- Short task:
Quote the listing below in full and exactly as written, but omit every picture.

- Dataset extract:
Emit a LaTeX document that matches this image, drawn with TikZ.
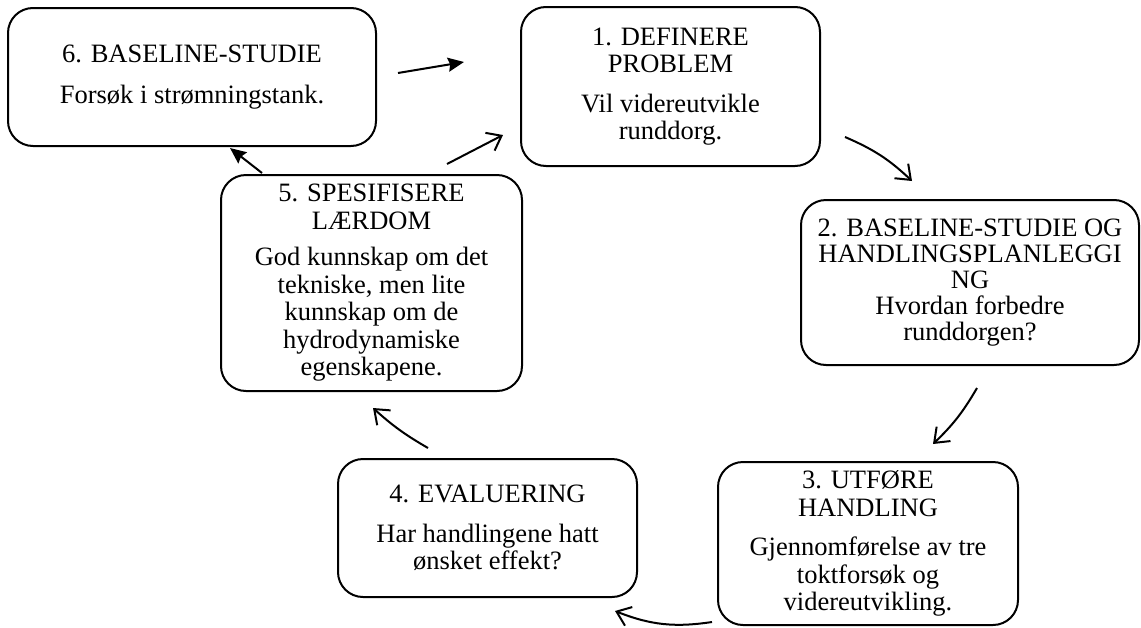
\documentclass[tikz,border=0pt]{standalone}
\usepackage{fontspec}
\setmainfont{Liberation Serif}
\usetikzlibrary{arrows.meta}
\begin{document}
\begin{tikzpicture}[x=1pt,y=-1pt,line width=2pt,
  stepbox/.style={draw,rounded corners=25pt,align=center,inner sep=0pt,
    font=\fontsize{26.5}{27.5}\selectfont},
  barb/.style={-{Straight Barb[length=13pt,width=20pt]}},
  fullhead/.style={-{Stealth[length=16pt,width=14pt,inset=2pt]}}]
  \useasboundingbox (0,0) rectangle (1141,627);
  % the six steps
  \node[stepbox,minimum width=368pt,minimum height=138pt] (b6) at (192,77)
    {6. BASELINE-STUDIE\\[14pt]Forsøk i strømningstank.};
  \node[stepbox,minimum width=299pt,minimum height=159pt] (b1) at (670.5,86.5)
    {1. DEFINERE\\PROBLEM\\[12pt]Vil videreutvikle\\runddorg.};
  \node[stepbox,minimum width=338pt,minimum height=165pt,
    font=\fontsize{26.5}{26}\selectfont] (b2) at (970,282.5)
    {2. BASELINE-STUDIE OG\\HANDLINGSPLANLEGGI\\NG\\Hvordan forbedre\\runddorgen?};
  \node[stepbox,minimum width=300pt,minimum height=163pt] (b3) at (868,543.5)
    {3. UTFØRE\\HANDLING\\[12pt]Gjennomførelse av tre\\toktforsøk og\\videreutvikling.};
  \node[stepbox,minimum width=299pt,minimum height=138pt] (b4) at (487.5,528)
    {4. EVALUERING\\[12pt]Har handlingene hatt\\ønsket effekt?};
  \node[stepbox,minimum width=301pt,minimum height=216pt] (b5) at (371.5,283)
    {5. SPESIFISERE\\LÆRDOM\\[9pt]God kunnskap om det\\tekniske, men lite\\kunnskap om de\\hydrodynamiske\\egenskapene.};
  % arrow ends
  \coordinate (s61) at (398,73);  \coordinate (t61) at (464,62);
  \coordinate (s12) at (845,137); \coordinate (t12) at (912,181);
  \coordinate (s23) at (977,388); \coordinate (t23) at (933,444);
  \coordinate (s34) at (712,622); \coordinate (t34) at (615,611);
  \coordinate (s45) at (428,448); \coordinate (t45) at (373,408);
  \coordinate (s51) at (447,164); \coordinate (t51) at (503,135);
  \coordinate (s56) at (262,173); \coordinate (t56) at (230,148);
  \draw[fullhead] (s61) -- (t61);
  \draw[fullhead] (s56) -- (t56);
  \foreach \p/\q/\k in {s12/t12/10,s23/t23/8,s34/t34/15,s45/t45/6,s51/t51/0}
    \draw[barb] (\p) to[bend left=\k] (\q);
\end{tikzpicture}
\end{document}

- Response to this task:
Emit a LaTeX document that matches this image, drawn with TikZ.
\documentclass[tikz,border=0pt]{standalone}
\usepackage{fontspec}
\setmainfont{Liberation Serif}
\usetikzlibrary{arrows.meta}
\begin{document}
\begin{tikzpicture}[x=1pt,y=-1pt,line width=2pt,
  stepbox/.style={draw,rounded corners=25pt,align=center,inner sep=0pt,
    font=\fontsize{26.5}{27.5}\selectfont},
  barb/.style={-{Straight Barb[length=13pt,width=20pt]}},
  fullhead/.style={-{Stealth[length=16pt,width=14pt,inset=2pt]}}]
  \useasboundingbox (0,0) rectangle (1141,627);
  % the six steps
  \node[stepbox,minimum width=368pt,minimum height=138pt] (b6) at (192,77)
    {6. BASELINE-STUDIE\\[14pt]Forsøk i strømningstank.};
  \node[stepbox,minimum width=299pt,minimum height=159pt] (b1) at (670.5,86.5)
    {1. DEFINERE\\PROBLEM\\[12pt]Vil videreutvikle\\runddorg.};
  \node[stepbox,minimum width=338pt,minimum height=165pt,
    font=\fontsize{26.5}{26}\selectfont] (b2) at (970,282.5)
    {2. BASELINE-STUDIE OG\\HANDLINGSPLANLEGGI\\NG\\Hvordan forbedre\\runddorgen?};
  \node[stepbox,minimum width=300pt,minimum height=163pt] (b3) at (868,543.5)
    {3. UTFØRE\\HANDLING\\[12pt]Gjennomførelse av tre\\toktforsøk og\\videreutvikling.};
  \node[stepbox,minimum width=299pt,minimum height=138pt] (b4) at (487.5,528)
    {4. EVALUERING\\[12pt]Har handlingene hatt\\ønsket effekt?};
  \node[stepbox,minimum width=301pt,minimum height=216pt] (b5) at (371.5,283)
    {5. SPESIFISERE\\LÆRDOM\\[9pt]God kunnskap om det\\tekniske, men lite\\kunnskap om de\\hydrodynamiske\\egenskapene.};
  % arrow ends
  \coordinate (s61) at (398,73);  \coordinate (t61) at (464,62);
  \coordinate (s12) at (845,137); \coordinate (t12) at (912,181);
  \coordinate (s23) at (977,388); \coordinate (t23) at (933,444);
  \coordinate (s34) at (712,622); \coordinate (t34) at (615,611);
  \coordinate (s45) at (428,448); \coordinate (t45) at (373,408);
  \coordinate (s51) at (447,164); \coordinate (t51) at (503,135);
  \coordinate (s56) at (262,173); \coordinate (t56) at (230,148);
  \draw[fullhead] (s61) -- (t61);
  \draw[fullhead] (s56) -- (t56);
  \foreach \p/\q/\k in {s12/t12/10,s23/t23/8,s34/t34/15,s45/t45/6,s51/t51/0}
    \draw[barb] (\p) to[bend left=\k] (\q);
\end{tikzpicture}
\end{document}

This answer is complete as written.